Tunisian NGOs will stage protests on Monday against a planned visit by Saudi Crown Prince Mohammed bin Salman to the country.
"Civil society organizations will organize protests against bin Salman’s visit,” Sakina Abdel-Samad, a member of the National Union of Tunisian Journalists, told a press conference in capital Tunis.
“We will also file a lawsuit over war crimes being committed in war-torn Yemen,” she said.
Groups that plan the protests include the Association of Tunisian Newspaper Directors (Turess), the National Syndicate of Journalists, the Tunisian Association of Democratic Women of Tunisia, the Tunisian Forum on Economic and Social Rights, the Tunisian Young Lawyers Association and the Tunisian Women's Association.
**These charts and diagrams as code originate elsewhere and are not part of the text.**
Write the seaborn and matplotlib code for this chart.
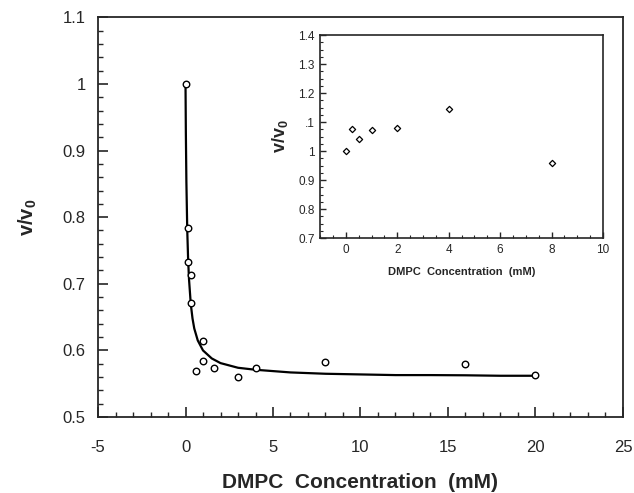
import seaborn as sns
import pandas as pd
import matplotlib.pyplot as plt
from matplotlib.ticker import MultipleLocator, FixedLocator, FixedFormatter

# main panel: measured points
conc_main = [0, 0.125, 0.15, 0.3, 0.3, 1.0, 1.0, 0.6, 1.6, 3.0, 4.0, 8.0, 16.0, 20.0]
ratio_main = [1.0, 0.783, 0.733, 0.713, 0.671, 0.614, 0.584, 0.569, 0.573, 0.560, 0.573, 0.583, 0.580, 0.563]

# fitted curve
fit_conc = [0, 0.02, 0.05, 0.1, 0.15, 0.2, 0.3, 0.4, 0.5, 0.7, 1, 1.5, 2, 3, 4, 6, 8, 10, 12, 14, 16, 18, 20]
fit_ratio = [1.0, 0.927, 0.853, 0.780, 0.736, 0.707, 0.670, 0.648, 0.633, 0.615, 0.600, 0.588, 0.581,
             0.574, 0.571, 0.567, 0.565, 0.564, 0.563, 0.563, 0.5627, 0.562, 0.562]

# inset points
conc_inset = [0, 0.25, 0.5, 1, 2, 4, 8]
ratio_inset = [1.0, 1.077, 1.04, 1.072, 1.08, 1.146, 0.96]
inset_yticks = [0.7, 0.8, 0.9, 1.0, 1.1, 1.2, 1.3, 1.4]
inset_ylabels = ["0.7", "0.8", "0.9", "1", ".1", "1.2", "1.3", "1.4"]

sns.set_style("ticks")
plt.rcParams['font.family'] = ['Liberation Sans', 'DejaVu Sans']
plt.rcParams['axes.unicode_minus'] = False
plt.rcParams['mathtext.fontset'] = 'custom'
plt.rcParams['mathtext.rm'] = 'Liberation Sans'
plt.rcParams['mathtext.bf'] = 'Liberation Sans:bold'
plt.rcParams['mathtext.it'] = 'Liberation Sans:italic'

df_main = pd.DataFrame({"conc": conc_main, "ratio": ratio_main})
df_fit = pd.DataFrame({"conc": fit_conc, "ratio": fit_ratio})
df_inset = pd.DataFrame({"conc": conc_inset, "ratio": ratio_inset})

fig = plt.figure(figsize=(6.34, 4.93), dpi=100)
ax = fig.add_axes([0.1546, 0.154, 0.828, 0.811])

sns.lineplot(data=df_fit, x="conc", y="ratio", ax=ax, color="black", linewidth=1.6, sort=False)
sns.scatterplot(data=df_main, x="conc", y="ratio", ax=ax, marker="o", s=22,
                facecolor="white", edgecolor="black", linewidth=1.0, zorder=3)

ax.set_xlim(-5, 25)
ax.set_ylim(0.5, 1.1)
ax.xaxis.set_major_locator(MultipleLocator(5))
ax.xaxis.set_minor_locator(MultipleLocator(1))
ax.yaxis.set_minor_locator(MultipleLocator(0.02))
ax.set_yticks([0.5, 0.6, 0.7, 0.8, 0.9, 1.0, 1.1])
ax.set_yticklabels(["0.5", "0.6", "0.7", "0.8", "0.9", "1", "1.1"])
ax.tick_params(which="major", direction="in", length=7, width=1.2, labelsize=12,
               top=False, right=False)
ax.tick_params(axis="x", which="major", pad=16.5)
ax.tick_params(axis="y", which="major", pad=9)
ax.tick_params(which="minor", direction="in", length=3.5, width=1.0, top=False, right=False)
for sp in ax.spines.values():
    sp.set_linewidth(1.3)
    sp.set_visible(True)
ax.set_xlabel("DMPC  Concentration  (mM)", fontsize=15, fontweight="bold", labelpad=13)
ax.set_ylabel(r"$\mathbf{v/v_0}$", fontsize=14.5, labelpad=17)

# inset
axi = fig.add_axes([0.505, 0.517, 0.446, 0.412])
sns.scatterplot(data=df_inset, x="conc", y="ratio", ax=axi, marker="D", s=10,
                facecolor="white", edgecolor="black", linewidth=0.9, zorder=3)
axi.set_xlim(-1, 10)
axi.set_ylim(0.7, 1.4)
axi.xaxis.set_major_locator(MultipleLocator(2))
axi.xaxis.set_minor_locator(MultipleLocator(0.5))
axi.yaxis.set_major_locator(FixedLocator(inset_yticks))
axi.yaxis.set_major_formatter(FixedFormatter(inset_ylabels))
axi.yaxis.set_minor_locator(MultipleLocator(0.025))
axi.tick_params(which="major", direction="in", length=4.5, width=1.0, labelsize=8.5, pad=4,
                top=False, right=False)
axi.tick_params(which="minor", direction="in", length=2.5, width=0.8, top=False, right=False)
for sp in axi.spines.values():
    sp.set_linewidth(1.2)
    sp.set_visible(True)
axi.set_xlabel("DMPC  Concentration  (mM)", fontsize=8, fontweight="bold", labelpad=8)
axi.set_ylabel(r"$\mathbf{v/v_0}$", fontsize=13, labelpad=6)

fig.savefig("out.png", dpi=100)
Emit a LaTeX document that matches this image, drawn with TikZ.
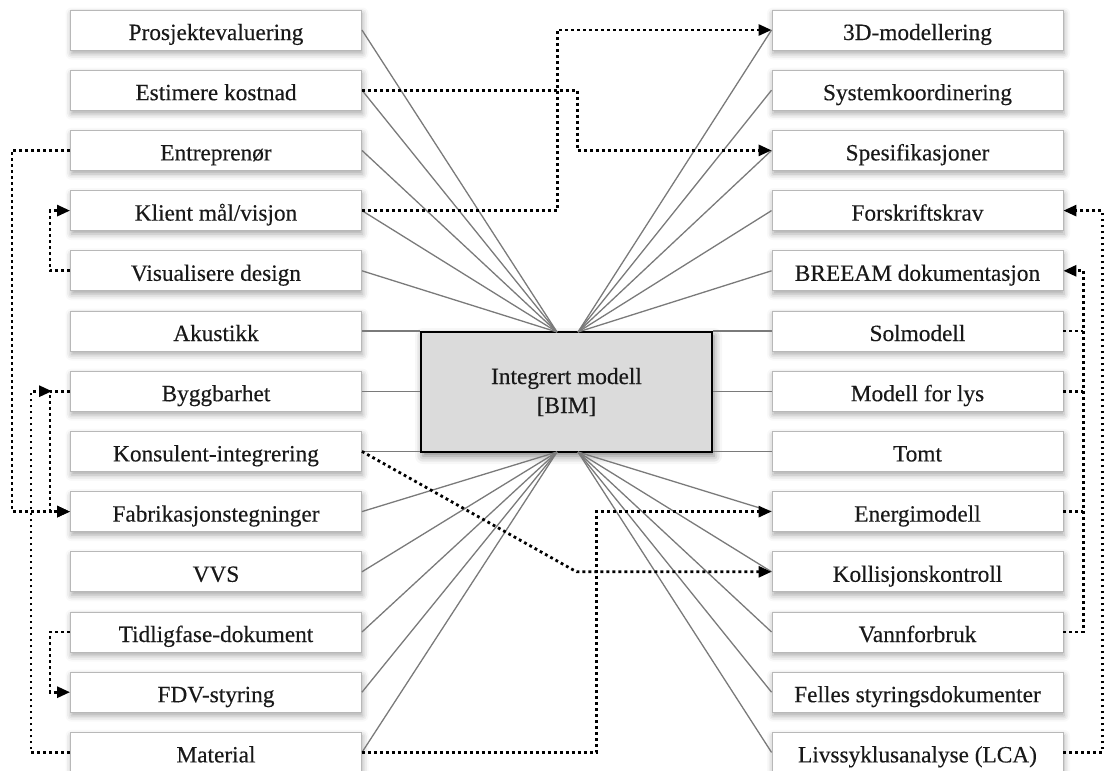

Abdel-Samad said the Tunisian Journalists Syndicate had received a “thank-you message” from the International Federation of Journalists (IFJ) for its position against bin Salman's visit.
Tunisia is part of bin Salman’s current tour, which started with visiting the United Arab Emirates (UAE) last week.
A poster of the Saudi crown prince holding a saw with slogans reading “Not Welcome in Tunisia, Land of Revolution” has been hung on the headquarters of the Journalists Syndicate in Tunis.
Bin Salman’s tour is his first since Jamal Khashoggi, a Saudi journalist and a columnist for The Washington Post, was killed inside the Saudi Consulate in Istanbul last month.
After initially saying Khashoggi had left the consulate alive, weeks later the Saudi administration admitted he was killed there, blaming a rogue group of Saudi operatives.